不知从什么时候起,会忆起儿时的往事,那稚嫩的童音,浅浅的笑,眉宇间的纯贞,还有那些老掉牙的趣事,觉得是那样耐人寻味,让人心旷神怡,但竟在不知不觉中,却随风般飘去,一时间居然荡然无存,而唯独你,叫月白的我的语文老师,就如同清澈的溪水,搁浅了,沉积了,就那样久久地留在胸间。
那时,我真的以为人你是最美,瓜子脸,柳叶眉,樱桃嘴,就连讲话的声音,都是那般动听、悦耳,象什么呢?就如同清晨林中鸟儿轻声细语,就象水中鱼儿的梦般呢喃,就是持着那样的神情,领着一群小小鸟,在广阔的田间飞来飞去。
那时,我真的以为你很神气,那一手方正的版书,作文本上娟秀的批语,顽童们惹事后,你总是会轻声责怪后,又挺身而出、正义凛然、不卑不亢的去争理、说情,直至事情平息,在记忆中,那样的形象,一直是如同英雄人物刘胡兰、江姐一样去膜拜,那时,觉得你说上一句话也足以“惊天动地。”
那时,觉得有倾慕驻进心中,觉得真的是很美!春天,一袭翠绿的开衫,一件浅色的风衣,配上长裙,风中的你,是季节里最动人的风景;炎炎夏日,一件玫红色的连衣裙,奶白色的皮鞋敲打在长廊的地板上嘀嗒嘀嗒的声音,如同雷声轻袭了我脆弱的心儿;秋日里,橙色的枫林中,与朋友执一把洋伞,悠闲地踱步在林中,风儿卷起的丝巾,身边掠过的候鸟,你美丽的影子,就那样浸入;而当冬天来临的时候,你穿上了那件收腰的黑色棉袄,在漫天飞舞的冰封世界,悠然走来,那时,真的希望自己快快长大,长大后成为那样风度翩翩的你,那时美丽的你是我全部世界。

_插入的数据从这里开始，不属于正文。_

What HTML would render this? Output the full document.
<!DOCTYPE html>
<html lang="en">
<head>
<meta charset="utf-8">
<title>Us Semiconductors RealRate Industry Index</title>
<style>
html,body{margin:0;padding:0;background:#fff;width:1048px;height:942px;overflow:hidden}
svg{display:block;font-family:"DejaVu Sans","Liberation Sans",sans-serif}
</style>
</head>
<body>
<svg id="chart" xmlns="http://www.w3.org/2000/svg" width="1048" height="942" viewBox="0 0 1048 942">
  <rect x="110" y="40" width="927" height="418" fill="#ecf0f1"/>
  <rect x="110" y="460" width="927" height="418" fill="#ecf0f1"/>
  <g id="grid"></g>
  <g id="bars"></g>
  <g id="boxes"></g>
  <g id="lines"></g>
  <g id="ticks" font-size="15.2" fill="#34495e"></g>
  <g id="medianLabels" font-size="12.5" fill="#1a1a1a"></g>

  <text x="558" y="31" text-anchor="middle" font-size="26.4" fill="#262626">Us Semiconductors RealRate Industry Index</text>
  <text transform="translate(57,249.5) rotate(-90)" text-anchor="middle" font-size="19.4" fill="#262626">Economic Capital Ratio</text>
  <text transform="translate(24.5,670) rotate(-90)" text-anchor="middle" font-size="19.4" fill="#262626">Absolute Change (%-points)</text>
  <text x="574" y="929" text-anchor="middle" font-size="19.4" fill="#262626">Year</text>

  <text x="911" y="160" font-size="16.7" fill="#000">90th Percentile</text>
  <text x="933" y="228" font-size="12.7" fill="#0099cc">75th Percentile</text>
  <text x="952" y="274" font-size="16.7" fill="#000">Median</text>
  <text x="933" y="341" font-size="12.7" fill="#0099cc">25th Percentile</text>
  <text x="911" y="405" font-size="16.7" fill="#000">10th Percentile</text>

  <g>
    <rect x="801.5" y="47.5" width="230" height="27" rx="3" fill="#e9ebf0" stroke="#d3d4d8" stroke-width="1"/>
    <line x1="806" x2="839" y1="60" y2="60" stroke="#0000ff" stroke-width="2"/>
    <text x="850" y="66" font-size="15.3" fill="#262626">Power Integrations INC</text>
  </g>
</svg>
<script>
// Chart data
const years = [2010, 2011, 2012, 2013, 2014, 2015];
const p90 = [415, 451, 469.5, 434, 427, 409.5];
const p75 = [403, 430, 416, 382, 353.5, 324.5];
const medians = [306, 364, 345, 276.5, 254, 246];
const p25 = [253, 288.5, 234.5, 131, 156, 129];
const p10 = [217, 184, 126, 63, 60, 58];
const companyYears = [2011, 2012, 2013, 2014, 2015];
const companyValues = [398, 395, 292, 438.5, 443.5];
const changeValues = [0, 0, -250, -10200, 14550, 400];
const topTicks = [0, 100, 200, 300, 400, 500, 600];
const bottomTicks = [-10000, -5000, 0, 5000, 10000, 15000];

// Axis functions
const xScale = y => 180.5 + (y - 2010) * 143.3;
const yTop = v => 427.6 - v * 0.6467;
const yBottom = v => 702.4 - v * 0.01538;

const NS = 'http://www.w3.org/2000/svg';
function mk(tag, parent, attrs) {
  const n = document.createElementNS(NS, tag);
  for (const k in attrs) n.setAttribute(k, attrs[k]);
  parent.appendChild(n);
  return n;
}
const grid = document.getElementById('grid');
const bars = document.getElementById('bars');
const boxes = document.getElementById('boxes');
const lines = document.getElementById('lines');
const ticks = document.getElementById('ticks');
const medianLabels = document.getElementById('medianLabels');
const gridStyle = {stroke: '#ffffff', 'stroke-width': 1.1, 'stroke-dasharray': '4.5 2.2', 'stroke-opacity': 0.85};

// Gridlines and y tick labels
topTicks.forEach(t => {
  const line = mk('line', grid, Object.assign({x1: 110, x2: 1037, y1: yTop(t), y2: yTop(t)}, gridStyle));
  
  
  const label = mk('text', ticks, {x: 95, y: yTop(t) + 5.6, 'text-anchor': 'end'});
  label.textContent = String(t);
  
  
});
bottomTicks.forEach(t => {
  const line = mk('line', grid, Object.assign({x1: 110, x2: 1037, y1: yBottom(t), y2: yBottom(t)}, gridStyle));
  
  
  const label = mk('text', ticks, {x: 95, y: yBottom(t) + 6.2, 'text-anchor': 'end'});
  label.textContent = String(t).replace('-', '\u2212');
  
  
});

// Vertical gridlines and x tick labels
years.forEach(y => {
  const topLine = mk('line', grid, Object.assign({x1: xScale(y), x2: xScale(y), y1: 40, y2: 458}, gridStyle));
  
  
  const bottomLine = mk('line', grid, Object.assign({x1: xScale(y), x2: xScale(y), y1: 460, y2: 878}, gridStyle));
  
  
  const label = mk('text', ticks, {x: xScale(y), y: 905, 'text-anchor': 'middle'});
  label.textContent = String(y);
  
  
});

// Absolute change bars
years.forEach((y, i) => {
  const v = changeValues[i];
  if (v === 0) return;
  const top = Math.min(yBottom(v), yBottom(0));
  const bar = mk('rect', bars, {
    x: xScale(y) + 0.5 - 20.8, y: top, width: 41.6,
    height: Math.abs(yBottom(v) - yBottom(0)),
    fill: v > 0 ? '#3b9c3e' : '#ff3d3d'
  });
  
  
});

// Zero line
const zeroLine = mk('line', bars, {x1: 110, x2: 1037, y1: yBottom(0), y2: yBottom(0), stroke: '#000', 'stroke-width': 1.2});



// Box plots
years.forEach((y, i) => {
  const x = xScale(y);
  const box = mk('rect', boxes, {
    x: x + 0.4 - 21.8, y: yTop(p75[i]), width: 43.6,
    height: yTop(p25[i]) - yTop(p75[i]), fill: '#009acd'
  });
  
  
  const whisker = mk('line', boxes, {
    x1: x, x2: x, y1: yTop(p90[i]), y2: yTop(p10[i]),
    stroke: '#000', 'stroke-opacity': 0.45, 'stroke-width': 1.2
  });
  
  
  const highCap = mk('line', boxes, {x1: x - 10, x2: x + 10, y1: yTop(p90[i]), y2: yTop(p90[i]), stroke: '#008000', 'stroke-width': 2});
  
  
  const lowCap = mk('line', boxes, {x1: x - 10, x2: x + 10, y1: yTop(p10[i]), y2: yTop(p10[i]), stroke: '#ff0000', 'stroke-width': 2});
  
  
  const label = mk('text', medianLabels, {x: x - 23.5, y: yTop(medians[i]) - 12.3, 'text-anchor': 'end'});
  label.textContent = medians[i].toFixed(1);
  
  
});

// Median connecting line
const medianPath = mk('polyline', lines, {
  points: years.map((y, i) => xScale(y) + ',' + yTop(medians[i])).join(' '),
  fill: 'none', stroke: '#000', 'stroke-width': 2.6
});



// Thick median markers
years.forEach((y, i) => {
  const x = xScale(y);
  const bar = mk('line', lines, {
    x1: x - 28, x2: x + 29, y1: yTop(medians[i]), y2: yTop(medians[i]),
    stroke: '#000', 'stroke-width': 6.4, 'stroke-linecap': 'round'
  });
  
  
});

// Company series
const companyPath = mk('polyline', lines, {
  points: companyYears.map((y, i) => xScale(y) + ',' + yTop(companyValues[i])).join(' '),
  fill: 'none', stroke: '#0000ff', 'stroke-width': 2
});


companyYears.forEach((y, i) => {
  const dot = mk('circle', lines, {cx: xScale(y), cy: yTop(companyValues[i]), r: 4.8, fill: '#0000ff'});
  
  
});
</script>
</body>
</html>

而当自己一天天长大后,翅膀越来越丰满,走得越来越远时,才发现,美丽的种类太宽太广了,那种大眉大眼女子的粗犷的美,那种很块却依然丰腴的美,玉树临风修长的美,娇柔细腻深藏不露的美,刁蛮娇艳的美,身边,前后真可谓美女如云,再放眼世界,山间悠长的小路,城中灯红酒绿,风景区天然呵成的清新,真的是不胜枚举,足以让人流连忘返,甚至由于美不胜收,而无暇顾及了,月白--那个儿时的偶像突然间与自己离得好远好远。

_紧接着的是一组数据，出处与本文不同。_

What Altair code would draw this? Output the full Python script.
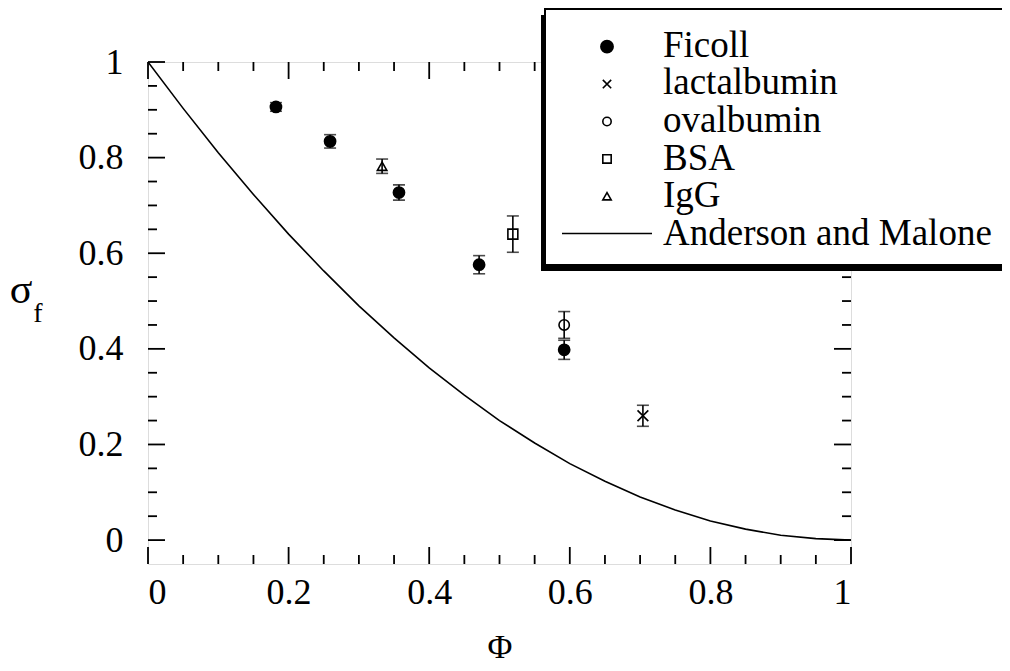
import altair as alt
import pandas as pd

FONT = "Liberation Serif"

# ---------------- data ----------------
ficoll_phi = [0.182, 0.259, 0.357, 0.471, 0.592]
ficoll_sig = [0.906, 0.834, 0.727, 0.576, 0.398]
ficoll_err = [0.009, 0.014, 0.016, 0.019, 0.020]

lact_phi = [0.704]
lact_sig = [0.260]
lact_err = [0.022]

oval_phi = [0.592]
oval_sig = [0.450]
oval_err = [0.028]

bsa_phi = [0.519]
bsa_sig = [0.640]
bsa_err = [0.038]

igg_phi = [0.333]
igg_sig = [0.782]
igg_err = [0.015]

curve_phi = [0.0, 0.05, 0.10, 0.15, 0.20, 0.25, 0.30, 0.35, 0.40, 0.45, 0.50,
             0.55, 0.60, 0.65, 0.70, 0.75, 0.80, 0.85, 0.90, 0.95, 1.0]
curve_sig = [1.0, 0.903, 0.810, 0.723, 0.640, 0.563, 0.490, 0.423, 0.360, 0.303, 0.250,
             0.203, 0.160, 0.123, 0.090, 0.063, 0.040, 0.023, 0.010, 0.003, 0.0]

series_names = ["Ficoll", "lactalbumin", "ovalbumin", "BSA", "IgG"]
legend_labels = ["Ficoll", "lactalbumin", "ovalbumin", "BSA", "IgG", "Anderson and Malone"]

major_ticks = [0.0, 0.2, 0.4, 0.6, 0.8, 1.0]
minor_ticks = [0.05, 0.10, 0.15, 0.25, 0.30, 0.35, 0.45, 0.50, 0.55,
               0.65, 0.70, 0.75, 0.85, 0.90, 0.95]

# ---------------- styling ----------------
W, H = 703, 502
XCROSS = "M-1,-1L1,1M-1,1L1,-1"
shape_range = ["circle", XCROSS, "circle", "square", "triangle-up"]
fill_range = ["black", "transparent", "transparent", "transparent", "transparent"]
size_range = [125, 90, 85, 95, 110]

rows = []
for name, phis, sigs, errs in [
    ("Ficoll", ficoll_phi, ficoll_sig, ficoll_err),
    ("lactalbumin", lact_phi, lact_sig, lact_err),
    ("ovalbumin", oval_phi, oval_sig, oval_err),
    ("BSA", bsa_phi, bsa_sig, bsa_err),
    ("IgG", igg_phi, igg_sig, igg_err),
]:
    for p, s, e in zip(phis, sigs, errs):
        rows.append({"series": name, "phi": p, "sigma": s, "lo": s - e, "hi": s + e})
pts = pd.DataFrame(rows)
curve = pd.DataFrame({"phi": curve_phi, "sigma": curve_sig})

xs = alt.Scale(domain=[0, 1], nice=False, zero=False)
ys = alt.Scale(domain=[-0.05, 1], nice=False, zero=False)

base = alt.Chart(pts)

xaxis = alt.Axis(values=major_ticks, format="~g", ticks=False, domain=False, grid=False,
                 labelFont=FONT, labelFontSize=36, labelColor="black", labelPadding=11,
                 title="Φ", titleFont=FONT, titleFontSize=34, titleFontWeight="normal",
                 titleColor="black", titlePadding=20)
yaxis = alt.Axis(values=major_ticks, format="~g", ticks=False, domain=False, grid=False,
                 labelFont=FONT, labelFontSize=36, labelColor="black", labelPadding=25,
                 title=None)

line = alt.Chart(curve).mark_line(color="black", strokeWidth=1.6, clip=True).encode(
    x=alt.X("phi:Q", scale=xs, axis=xaxis),
    y=alt.Y("sigma:Q", scale=ys, axis=yaxis),
)

bars = base.mark_rule(color="black", strokeWidth=1.6).encode(
    x=alt.X("phi:Q", scale=xs), y=alt.Y("lo:Q", scale=ys), y2="hi:Q")
cap_lo = base.mark_tick(color="black", orient="horizontal", size=12, thickness=1.6).encode(
    x=alt.X("phi:Q", scale=xs), y=alt.Y("lo:Q", scale=ys))
cap_hi = base.mark_tick(color="black", orient="horizontal", size=12, thickness=1.6).encode(
    x=alt.X("phi:Q", scale=xs), y=alt.Y("hi:Q", scale=ys))

points = base.mark_point(stroke="black", strokeWidth=1.6, opacity=1).encode(
    x=alt.X("phi:Q", scale=xs),
    y=alt.Y("sigma:Q", scale=ys),
    shape=alt.Shape("series:N", scale=alt.Scale(domain=series_names, range=shape_range), legend=None),
    fill=alt.Fill("series:N", scale=alt.Scale(domain=series_names, range=fill_range), legend=None),
    size=alt.Size("series:N", scale=alt.Scale(domain=series_names, range=size_range), legend=None),
)

# inward ticks on all four sides
tmaj = pd.DataFrame({"v": major_ticks})
tmin = pd.DataFrame({"v": minor_ticks})
tick_layers = []
for df, L in [(tmaj, 17), (tmin, 9)]:
    c = alt.Chart(df)
    tick_layers += [
        c.mark_rule(color="black", strokeWidth=1.8).encode(
            x=alt.X("v:Q", scale=xs), y=alt.value(H), y2=alt.value(H - L)),
        c.mark_rule(color="black", strokeWidth=1.8).encode(
            x=alt.X("v:Q", scale=xs), y=alt.value(0), y2=alt.value(L)),
        c.mark_rule(color="black", strokeWidth=1.8).encode(
            y=alt.Y("v:Q", scale=ys), x=alt.value(0), x2=alt.value(L)),
        c.mark_rule(color="black", strokeWidth=1.8).encode(
            y=alt.Y("v:Q", scale=ys), x=alt.value(W), x2=alt.value(W - L)),
    ]

# y title sigma_f
sig_title = alt.Chart(pd.DataFrame({"t": ["σ"]})).mark_text(
    font=FONT, fontSize=42, align="center", baseline="alphabetic", color="black").encode(
    text="t:N", x=alt.value(-127), y=alt.value(241))
sub_title = alt.Chart(pd.DataFrame({"t": ["f"]})).mark_text(
    font=FONT, fontSize=28, align="center", baseline="alphabetic", color="black").encode(
    text="t:N", x=alt.value(-110), y=alt.value(260))

# legend box with drop shadow (runs off the right edge as in the original)
shadow = alt.Chart(pd.DataFrame({"a": [0]})).mark_rect(color="black").encode(
    x=alt.value(393), x2=alt.value(870), y=alt.value(-47), y2=alt.value(209))
box = alt.Chart(pd.DataFrame({"a": [0]})).mark_rect(
    fill="white", stroke="black", strokeWidth=2).encode(
    x=alt.value(397), x2=alt.value(875), y=alt.value(-53), y2=alt.value(203))

leg = pd.DataFrame({
    "label": legend_labels,
    "row": list(range(len(legend_labels))),
})
leg["ty"] = -5.3 + leg["row"] * 37.6
leg_sym = pd.DataFrame({
    "row": list(range(5)),
    "shape": shape_range,
    "fill": fill_range,
    "size": [150, 70, 70, 70, 70],
})
leg_sym["sy"] = -15.3 + leg_sym["row"] * 37.4

leg_text = alt.Chart(leg).mark_text(
    font=FONT, fontSize=37, align="left", baseline="alphabetic", color="black").encode(
    text="label:N", x=alt.value(515), y=alt.Y("ty:Q", scale=None))
leg_points = alt.Chart(leg_sym).mark_point(stroke="black", strokeWidth=1.6, opacity=1).encode(
    x=alt.value(459), y=alt.Y("sy:Q", scale=None),
    shape=alt.Shape("shape:N", scale=None),
    fill=alt.Fill("fill:N", scale=None),
    size=alt.Size("size:Q", scale=None),
)
leg_line = alt.Chart(pd.DataFrame({"a": [0]})).mark_rule(color="black", strokeWidth=1.6).encode(
    x=alt.value(414), x2=alt.value(504), y=alt.value(171.5))

chart = alt.layer(
    line, bars, cap_lo, cap_hi, points, *tick_layers,
    sig_title, sub_title, shadow, box, leg_text, leg_points, leg_line,
).properties(
    width=W, height=H,
    autosize=alt.AutoSizeParams(type="none"),
    padding={"left": 140, "top": 54, "right": 151, "bottom": 101},
).configure_view(stroke="black", strokeWidth=2).configure(background="white")

chart.save("out.html", embed_options={"renderer": "svg", "actions": False})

终于有一天,认为自己足够大,开始闯世界,找工作,体会人间世态、冷暖,学会嫉妒,发牢骚,学着勾心斗角,争风吃醋,而最终由山巅归隐乡间时,那扇窄窄的门,那抹清瘦的影子,还驻立在风中,岁月年轮虽然爬上脸庞,但那种光鲜的神气,依然是那样让人刻骨铭心,那灿烂的笑容,和风细雨的言语,深邃、宽广、甚至博大的胸怀,一时间宽慰了我疲惫的心,扶平了流浪时留下的落寂的痕迹。
那时,我发现,我依然在倾慕,虽然走了很远、很长,但一直未走出过,于是,在泪眼婆娑后,方知道,那间教室放飞的是希望与梦想,守巢的是你,回归的是我。而归来究竟是由于对月白名字的记忆,还是一种心态的返璞归真,终还是谜谜一般,于是记忆又回到童年,回到乡间,回到如水般你的身边。